Toutes les folies ont leur propre logique. Pristina vise à la fois à interrompre le dialogue et à créer une situation de confrontation perpétuelle où seule la violence prévaut. Quelle est la trame de tout cela : le Premier ministre kosovar, dans le but mal dissimulé d’acquérir ces territoires en vidant la région par une guerre sale de basse intensité, entretient un climat de malaise dans la région. Il veut créer artificiellement et perfidement une atmosphère dans laquelle une famille serbe se dit: “nous ne pouvons pas vivre ici”. Il y parvient en encourageant la violence, en augmentant le chômage et en détériorant les services et les infrastructures nécessaires à l’économie. Il s’agit d’un projet très lâche.

Selon cette conception, les Serbes devraient en fait accepter qu’ils ne peuvent plus vivre sur leur propre territoire, puisqu’ils ne peuvent pas trouver de travail et sont constamment menacés par des forces spéciales armées. Par conséquent, le premier et dernier objectif de Kurti est de pousser les Serbes à se déplacer vers la Serbie centrale, en quittant leur maison, leur pays.

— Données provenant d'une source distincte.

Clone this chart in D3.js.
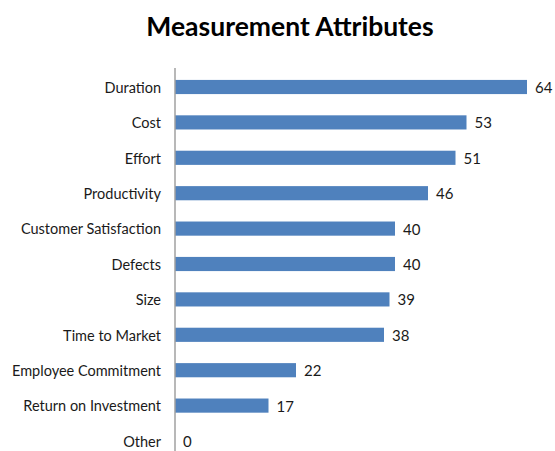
<!DOCTYPE html>
<html><head><meta charset="utf-8">
<script src="https://cdn.jsdelivr.net/npm/d3@7"></script>
<style>body{margin:0;background:#fff;} text{font-family:Lato, "Open Sans", sans-serif;}</style>
</head><body>
<svg id="c" width="555" height="451"></svg>
<script>
const categories = ["Duration","Cost","Effort","Productivity","Customer Satisfaction","Defects","Size","Time to Market","Employee Commitment","Return on Investment","Other"];
const values = [64,53,51,46,40,40,39,38,22,17,0];
const title = "Measurement Attributes";

const svg = d3.select("#c");
const x0 = 175, y0 = 68;
const x = d3.scaleLinear().domain([0,64]).range([x0, 527]);
const y = d3.scaleBand().domain(categories).range([69.3, 69.3 + 11*35.4]).paddingInner(0.6).paddingOuter(0.3);

svg.append("text").attr("x", 290).attr("y", 36).attr("text-anchor","middle")
  .attr("font-size", 26.5).attr("font-weight","bold").attr("fill","#000").text(title);

svg.selectAll("rect.bar").data(values).enter().append("rect")
  .attr("x", x(0)).attr("y", (d,i)=>y(categories[i]))
  .attr("width", d=>x(d)-x(0)).attr("height", y.bandwidth())
  .attr("fill","#4f81bd");

svg.append("line").attr("x1", x0).attr("x2", x0).attr("y1", y0).attr("y2", 451)
  .attr("stroke","#a0a0a0").attr("stroke-width",1.5);

svg.selectAll("text.cat").data(categories).enter().append("text")
  .attr("x", 161).attr("y", d=>y(d)+y.bandwidth()/2).attr("dy","0.4em")
  .attr("text-anchor","end").attr("font-size",14.5).attr("fill","#1a1a1a").text(d=>d);

svg.selectAll("text.val").data(values).enter().append("text")
  .attr("x", d=>x(d)+8).attr("y", (d,i)=>y(categories[i])+y.bandwidth()/2).attr("dy","0.4em")
  .attr("font-size",15).attr("fill","#1a1a1a").text(d=>d);
</script>
</body></html>
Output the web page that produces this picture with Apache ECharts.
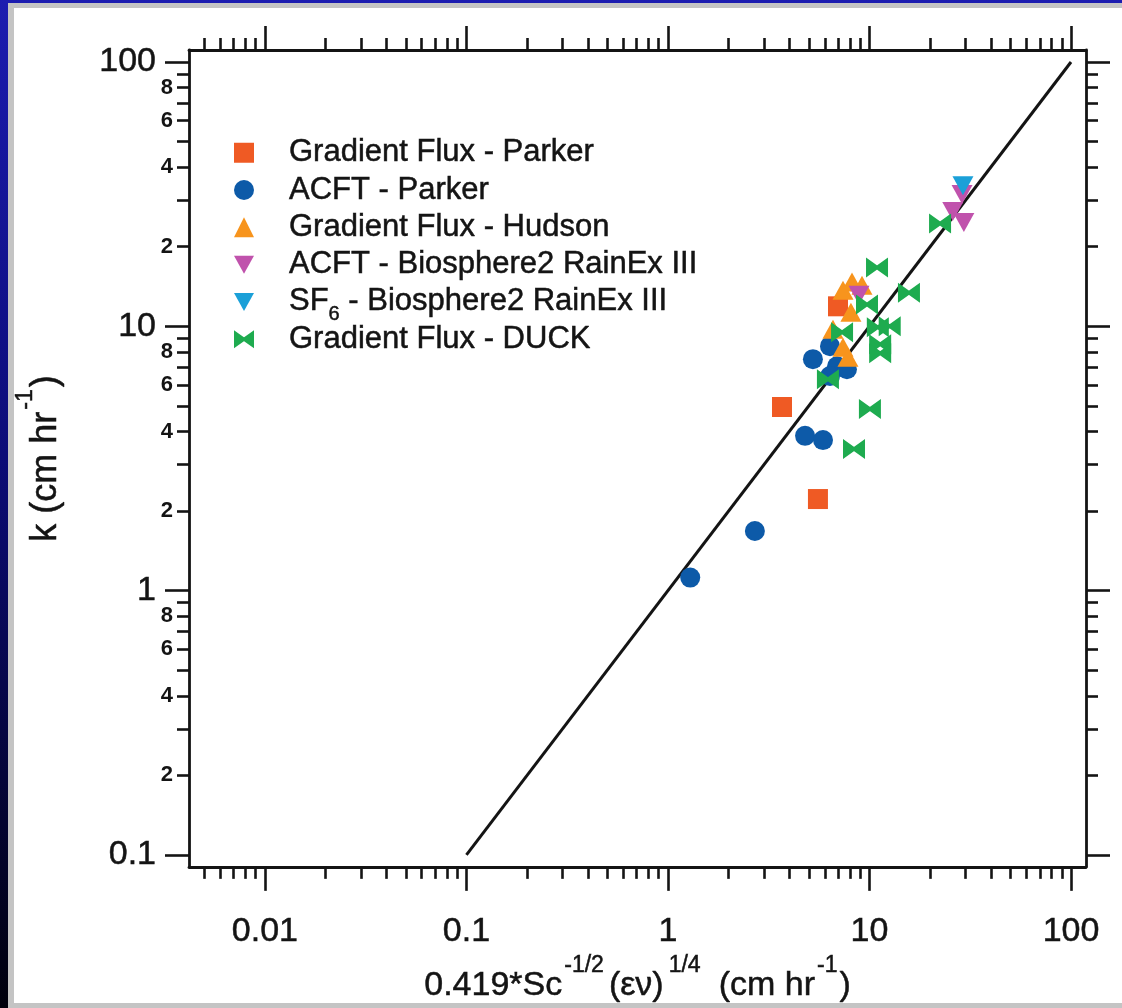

Nous exigeons que l’UE redevienne un médiateur loyal et qu’elle cesse de faire pression sur la Serbie pour qu’elle reconnaisse l’indépendance du Kosovo. Nous ne pouvons l’accepter et c’est absolument impossible.

Pour notre part, nous ne recherchons que la paix, le rétablissement d’un climat de dialogue qui permettra, à terme, de résoudre les problèmes techniques et politiques dans le respect du droit international. Le Kosovo fait historiquement et constitutionnellement partie de la Serbie, et il n’est même pas concevable qu’il soit reconnu comme une entité autonome.

Néanmoins, nous voulons créer une atmosphère dans laquelle il est souhaitable de vivre ensemble, de travailler ensemble, d’augmenter le niveau de vie et le libre-échange. Mais cela peut se faire sans que l’on fasse pression sur nous pour que nous détruisions notre intégrité territoriale.